Dr. Harold Black, University of Tennessee professor of finance, said Friday the federal credit unions will either get relief from Congress or they will swap their federal charters for state charters that are usually less restrictive.
Hearings on legislation that would undo the court decision are scheduled to begin March 9 in the House Banking Committee.
“The Congress is not going to alienate the credit union community,” Black said. “They will write some legislation that’s favorable to them.”
In 1979 Black was one of three members appointed to the first board of directors of the National Credit Union Administration, which regulates the industry.
When Black was on the board it did not allow the credit unions to expand membership beyond “common bond” usually based on geography and occupation.
“There was a lot of pressure to allow it, but as long as I was on the board, we did not permit expansion beyond the traditional common bond,” Black said.
In the case decided by the Supreme Court, the National Credit Union Administration was sued for allowing the AT&T Family Federal Credit Union to expand its membership to include soda bottlers, cigarette makers and concrete pourers.

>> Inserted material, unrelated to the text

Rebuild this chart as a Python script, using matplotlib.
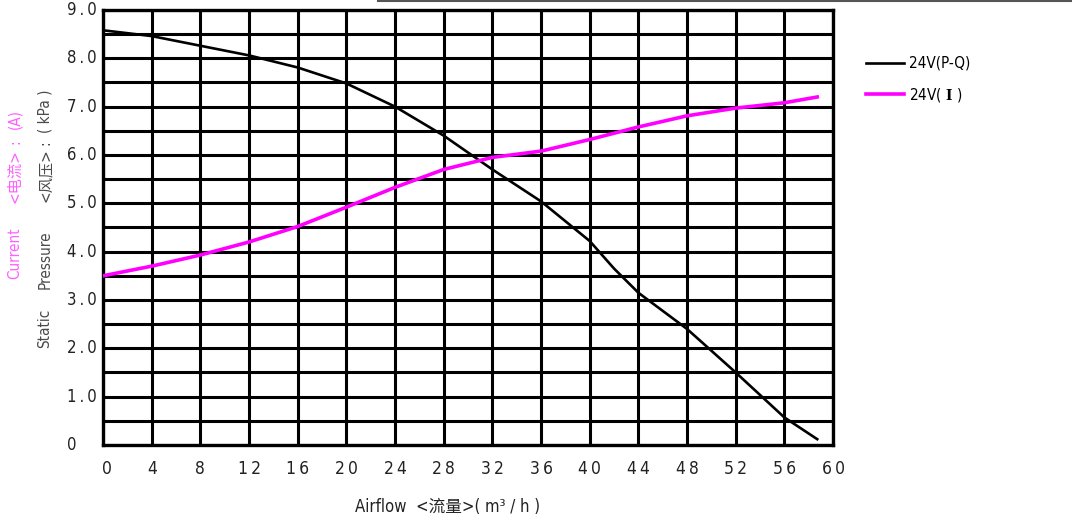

Justice Clarence Thomas wrote, in the 5-4 decision, “….members of an occupationally defined federal credit union must be united by the same common bond of occupation.”
Black said the decision was a setback for the federal credit unions because the industry has added millions of new members since 1982 by expanding their rolls outside the common bond.
Before the credit unions must trim their membership lists, Congress will likely change the law to make such action unnecessary, Black said.
“They did the same thing in the early 1980s when the court said credit unions could not offer share drafts, which are checking accounts,” Black said. “The court gave them a year to divest themselves of those accounts, which gave Congress time to change the law.”